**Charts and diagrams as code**
* * *
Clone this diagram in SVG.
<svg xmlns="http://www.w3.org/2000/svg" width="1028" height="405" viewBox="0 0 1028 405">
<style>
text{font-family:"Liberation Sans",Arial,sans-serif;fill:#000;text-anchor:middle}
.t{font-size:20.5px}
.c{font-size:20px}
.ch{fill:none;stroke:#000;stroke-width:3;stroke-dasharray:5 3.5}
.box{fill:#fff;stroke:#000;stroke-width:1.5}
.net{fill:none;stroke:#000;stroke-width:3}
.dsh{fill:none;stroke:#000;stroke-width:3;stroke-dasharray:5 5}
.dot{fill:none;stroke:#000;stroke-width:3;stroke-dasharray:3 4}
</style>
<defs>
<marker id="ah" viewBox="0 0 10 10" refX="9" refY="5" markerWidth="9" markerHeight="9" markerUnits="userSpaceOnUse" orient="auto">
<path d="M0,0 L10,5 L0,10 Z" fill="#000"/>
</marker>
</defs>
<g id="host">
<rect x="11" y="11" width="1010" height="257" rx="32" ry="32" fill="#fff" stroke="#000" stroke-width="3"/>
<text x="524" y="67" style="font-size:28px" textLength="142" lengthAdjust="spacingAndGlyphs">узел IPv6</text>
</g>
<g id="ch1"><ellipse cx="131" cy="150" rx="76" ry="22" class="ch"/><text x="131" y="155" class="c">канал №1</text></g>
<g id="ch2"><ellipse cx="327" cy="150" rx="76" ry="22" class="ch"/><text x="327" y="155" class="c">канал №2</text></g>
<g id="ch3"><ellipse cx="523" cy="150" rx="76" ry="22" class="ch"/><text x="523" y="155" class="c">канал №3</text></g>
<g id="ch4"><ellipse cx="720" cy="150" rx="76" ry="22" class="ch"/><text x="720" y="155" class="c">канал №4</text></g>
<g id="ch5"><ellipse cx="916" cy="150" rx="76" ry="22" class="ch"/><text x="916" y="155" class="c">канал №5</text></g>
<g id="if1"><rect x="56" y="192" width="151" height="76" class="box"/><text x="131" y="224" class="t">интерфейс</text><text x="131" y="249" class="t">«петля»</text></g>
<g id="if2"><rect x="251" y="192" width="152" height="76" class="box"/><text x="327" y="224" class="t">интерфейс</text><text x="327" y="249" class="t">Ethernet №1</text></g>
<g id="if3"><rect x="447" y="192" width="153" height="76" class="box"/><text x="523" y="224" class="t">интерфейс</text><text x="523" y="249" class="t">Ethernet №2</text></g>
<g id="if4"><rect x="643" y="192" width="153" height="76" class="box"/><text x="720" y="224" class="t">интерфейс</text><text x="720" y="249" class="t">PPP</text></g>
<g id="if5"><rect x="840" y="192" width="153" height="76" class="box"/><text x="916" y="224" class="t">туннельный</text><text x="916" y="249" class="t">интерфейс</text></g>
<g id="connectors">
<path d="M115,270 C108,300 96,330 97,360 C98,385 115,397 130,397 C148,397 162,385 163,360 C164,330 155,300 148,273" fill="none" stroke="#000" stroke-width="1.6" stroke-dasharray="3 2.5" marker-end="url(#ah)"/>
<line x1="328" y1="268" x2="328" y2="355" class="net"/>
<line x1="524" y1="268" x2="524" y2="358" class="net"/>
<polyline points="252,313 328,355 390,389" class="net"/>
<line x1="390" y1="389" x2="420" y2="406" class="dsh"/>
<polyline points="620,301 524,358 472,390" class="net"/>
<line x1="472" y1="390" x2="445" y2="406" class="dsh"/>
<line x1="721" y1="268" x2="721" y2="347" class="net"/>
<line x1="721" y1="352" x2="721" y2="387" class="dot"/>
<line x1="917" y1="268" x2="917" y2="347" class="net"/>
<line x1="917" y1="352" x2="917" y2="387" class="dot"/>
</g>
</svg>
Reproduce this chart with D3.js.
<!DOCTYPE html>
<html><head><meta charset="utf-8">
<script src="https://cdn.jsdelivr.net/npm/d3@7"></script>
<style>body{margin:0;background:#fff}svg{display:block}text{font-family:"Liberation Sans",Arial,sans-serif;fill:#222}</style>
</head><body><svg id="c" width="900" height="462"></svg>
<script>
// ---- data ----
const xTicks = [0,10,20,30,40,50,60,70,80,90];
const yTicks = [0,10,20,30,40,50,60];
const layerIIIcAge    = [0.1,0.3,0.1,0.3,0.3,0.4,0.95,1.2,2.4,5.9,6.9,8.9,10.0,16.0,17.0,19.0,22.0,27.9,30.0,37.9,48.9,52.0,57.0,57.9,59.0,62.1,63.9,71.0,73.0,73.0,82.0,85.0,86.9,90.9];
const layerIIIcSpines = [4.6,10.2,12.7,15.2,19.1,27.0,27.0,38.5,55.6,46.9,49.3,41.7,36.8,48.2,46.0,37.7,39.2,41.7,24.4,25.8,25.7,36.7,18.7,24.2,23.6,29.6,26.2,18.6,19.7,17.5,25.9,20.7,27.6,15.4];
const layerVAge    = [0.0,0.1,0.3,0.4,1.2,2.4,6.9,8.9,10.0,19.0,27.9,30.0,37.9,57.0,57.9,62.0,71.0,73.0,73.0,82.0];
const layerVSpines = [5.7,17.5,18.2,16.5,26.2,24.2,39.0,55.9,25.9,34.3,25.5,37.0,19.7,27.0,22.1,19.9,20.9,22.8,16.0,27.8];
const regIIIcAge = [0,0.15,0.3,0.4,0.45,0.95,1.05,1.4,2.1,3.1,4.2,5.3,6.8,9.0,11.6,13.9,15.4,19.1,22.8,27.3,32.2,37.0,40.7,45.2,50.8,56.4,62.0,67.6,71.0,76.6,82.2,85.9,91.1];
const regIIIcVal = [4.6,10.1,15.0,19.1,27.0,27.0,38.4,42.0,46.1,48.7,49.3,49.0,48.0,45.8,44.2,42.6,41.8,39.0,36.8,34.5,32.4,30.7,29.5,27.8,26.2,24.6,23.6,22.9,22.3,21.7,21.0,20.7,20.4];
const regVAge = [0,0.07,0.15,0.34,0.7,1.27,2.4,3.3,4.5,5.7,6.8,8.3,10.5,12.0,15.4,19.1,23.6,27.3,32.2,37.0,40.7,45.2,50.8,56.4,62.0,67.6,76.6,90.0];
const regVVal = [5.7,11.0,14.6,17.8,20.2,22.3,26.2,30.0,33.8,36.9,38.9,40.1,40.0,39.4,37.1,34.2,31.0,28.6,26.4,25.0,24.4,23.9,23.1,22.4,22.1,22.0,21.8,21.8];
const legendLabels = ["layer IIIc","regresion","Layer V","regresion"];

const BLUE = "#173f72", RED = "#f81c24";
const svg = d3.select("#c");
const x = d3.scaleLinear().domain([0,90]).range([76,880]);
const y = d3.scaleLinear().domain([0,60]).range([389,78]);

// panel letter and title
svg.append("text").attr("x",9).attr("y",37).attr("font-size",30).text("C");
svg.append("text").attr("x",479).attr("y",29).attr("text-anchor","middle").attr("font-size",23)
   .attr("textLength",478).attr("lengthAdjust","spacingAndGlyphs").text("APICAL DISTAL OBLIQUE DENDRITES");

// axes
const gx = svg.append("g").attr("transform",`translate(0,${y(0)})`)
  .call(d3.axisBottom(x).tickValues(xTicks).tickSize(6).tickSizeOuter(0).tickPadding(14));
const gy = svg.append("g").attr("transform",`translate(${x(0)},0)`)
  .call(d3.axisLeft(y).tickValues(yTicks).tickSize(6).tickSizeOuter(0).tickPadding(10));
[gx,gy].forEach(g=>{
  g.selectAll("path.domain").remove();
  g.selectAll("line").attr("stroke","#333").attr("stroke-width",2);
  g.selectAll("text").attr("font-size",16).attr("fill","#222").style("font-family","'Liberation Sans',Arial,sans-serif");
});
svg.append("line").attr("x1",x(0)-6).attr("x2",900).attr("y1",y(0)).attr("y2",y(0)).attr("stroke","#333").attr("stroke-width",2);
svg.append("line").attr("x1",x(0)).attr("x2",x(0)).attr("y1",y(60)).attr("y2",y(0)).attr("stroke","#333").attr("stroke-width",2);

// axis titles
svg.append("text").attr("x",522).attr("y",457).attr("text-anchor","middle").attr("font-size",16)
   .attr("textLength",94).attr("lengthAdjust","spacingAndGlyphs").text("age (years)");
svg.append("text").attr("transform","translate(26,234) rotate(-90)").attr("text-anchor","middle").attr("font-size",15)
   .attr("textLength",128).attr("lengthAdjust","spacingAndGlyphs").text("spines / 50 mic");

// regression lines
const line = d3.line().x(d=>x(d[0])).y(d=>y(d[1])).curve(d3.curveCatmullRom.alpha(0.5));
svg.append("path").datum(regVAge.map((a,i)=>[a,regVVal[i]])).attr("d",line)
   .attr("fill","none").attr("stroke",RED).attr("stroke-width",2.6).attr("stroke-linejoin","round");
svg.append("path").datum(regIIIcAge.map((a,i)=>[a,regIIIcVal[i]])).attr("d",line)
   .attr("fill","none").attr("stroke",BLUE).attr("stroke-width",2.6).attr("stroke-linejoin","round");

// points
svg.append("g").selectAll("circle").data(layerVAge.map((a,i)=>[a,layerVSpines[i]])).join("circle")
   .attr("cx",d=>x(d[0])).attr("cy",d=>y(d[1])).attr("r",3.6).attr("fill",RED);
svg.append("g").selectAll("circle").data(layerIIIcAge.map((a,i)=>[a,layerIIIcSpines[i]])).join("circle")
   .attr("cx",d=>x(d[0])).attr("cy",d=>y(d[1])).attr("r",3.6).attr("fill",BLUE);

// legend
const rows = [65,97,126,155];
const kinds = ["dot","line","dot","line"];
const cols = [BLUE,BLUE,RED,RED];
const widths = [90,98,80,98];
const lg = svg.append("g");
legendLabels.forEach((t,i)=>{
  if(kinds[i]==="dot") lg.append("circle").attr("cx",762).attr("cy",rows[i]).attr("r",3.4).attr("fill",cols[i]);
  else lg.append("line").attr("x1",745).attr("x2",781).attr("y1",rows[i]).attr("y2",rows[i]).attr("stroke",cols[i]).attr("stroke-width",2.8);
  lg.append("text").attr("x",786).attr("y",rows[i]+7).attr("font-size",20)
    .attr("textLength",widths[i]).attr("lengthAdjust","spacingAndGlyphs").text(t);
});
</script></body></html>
* * *
Every line in the data that holds "this" should be copied out.

**Complete answer**
Clone this diagram in SVG.
Reproduce this chart with D3.js.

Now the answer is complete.